Мы оба будем ошибаться и делать неверные шаги, но снова и снова находить дорогу, что будет вести нас друг к другу. А иначе, зачем это всё?
Эпилог
Говорят, настоящая любовь — это когда всё друг другу уже простили.
Когда пережили все несовпадения, все обиды и тайны, любовниц и любовников, бывших и несостоявшихся. Когда притёрлись всеми гранями. Когда всё сказано, обговорено, принято, отпущено и забыто. Когда уже всё друг другу причинили, предъявили, понаделали, возненавидели и простили, соскучились и надоели — и всё же остались вместе.
Есть мнение, в этом много милосердия, настоящего искреннего милосердия к человеку, которого на самом деле любишь.
Это и есть — в горе и в радости. Это и есть настоящее. То самое. Оно.
Именно об этом думала Лера, укачивая на руках сына.
Да, она не хотела третьего ребёнка. Ребёнка в сорок лет.
Они это с Наварским обсудили. И он согласился: нет, значит, нет.
Но выброшенные таблетки и встреча в съёмной квартире не прошли даром.
Она забеременела, когда уже и не собиралась, и вдруг поняла, что хочет этого ребёнка.
Что это больше, чем беременность — это даровано свыше.
Дано не в назидание, не ради исправления ошибок, не в искупление за грехи, не в наказание.
Это — для счастья.
И она его себе позволила.
Счастье.
Самую приятную из своих беременностей. Самые лёгкие роды.
И слёзы мужа, что смотрел, как она укачивает сына, и сквозь них улыбался.
Она знала, что они справятся. Что бы ни случилось — справятся. Она — справится.
Теперь — с чем угодно.
Она всё же не бросила работу и перешла в офис.
— Не представляю, как я тут теперь без тебя, — сокрушался Баженов, провожая её в декрет.
Да что там в декрет, Валерии Андреевне уже рожать было пора, а она всё работала.
Но ей чертовски нравилась эта работа, нравились люди, что собрал вокруг себя Баженов, а когда что-то нравится — это не тяготит.
Да, это было трудно, порой что-то не получалось, порой она валилась с ног от усталости, но это была усталость, когда чувствуешь себя нужной, засыпаешь с чувством выполненного долга, а просыпаешься с желанием продолжать.
— И не надо этих печальных глаз брошенного котика, — похлопала она по плечу Баженова, — и соскучиться не успеешь, как я вернуть. Ещё умолять будешь, чтобы я посидела в декрете подольше. Знаю я эти ваши фальшивые слёзы, — улыбнулась она.

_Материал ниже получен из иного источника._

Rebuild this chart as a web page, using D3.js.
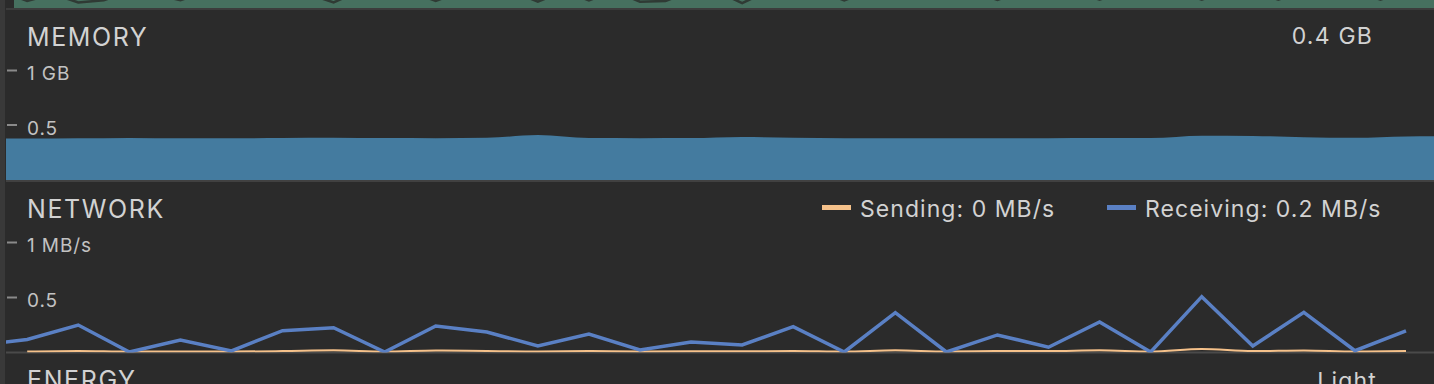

Но как бы ни любила своего малыша, вернуться всё равно собиралась, разве что немного попозже, может, в следующем году, а может, года через два.
Сидеть в декрете с таким сладким малышом было совсем нетрудно.
А ещё у неё были подруги — с которым и посплетничать, и позлословить, и поплакать, и порадоваться — целый мир, странный и непонятный мужчинам, но такой нужный.
Они продали две квартиры: свою старую и мамину, и купили маме квартиру в Санкт-Петербурге.
— Оставлю её Вероничке, — сказала она, осматривая свои новые хоромы.
— А как же я? Я, вообще-то, старше, — возмутилась Аня.
— А ты ищи себе мужа с квартирой, а не жди, когда сдохнет бабка, — отрезала бабушка.
— Ты погоди умирать, я тебе ещё не отомстила за своё детство, — улыбнулась Лера и подмигнула дочери.
«Кнопик» закрылся.
А Света?
Света умерла.
Наварский поехал с ней проститься перед отъездом в Китай.
Она всё же согласилась на лечение, и Сокол летел с ней.
— Это тебе, — протянула она ему картину, аккуратно обёрнутую бумагой.
— Нет, нет, Свет, я не могу её принять, — поднял руки Игорь.
— Она всё равно тебе достанется по наследству, — поставила она свёрток. — Я понимаю, это не то, что хочется хранить, чем приятно гордиться и показывать знакомым, поэтому приложила к ней телефон человека, который, поможет тебе её продать. Он знает, что делать. Ну всё? Пока, — развела она руки в стороны.
— Пока, — обнял её Наварский. — Поправляйся! Мы будем ждать.
Но они оба знали, что она уже не вернётся.
Соколов прилетел один.
Переправить её тело и организовать похороны помог исследовательский центр, в котором она провела последние несколько месяцев. Он же взял на себя все расходы.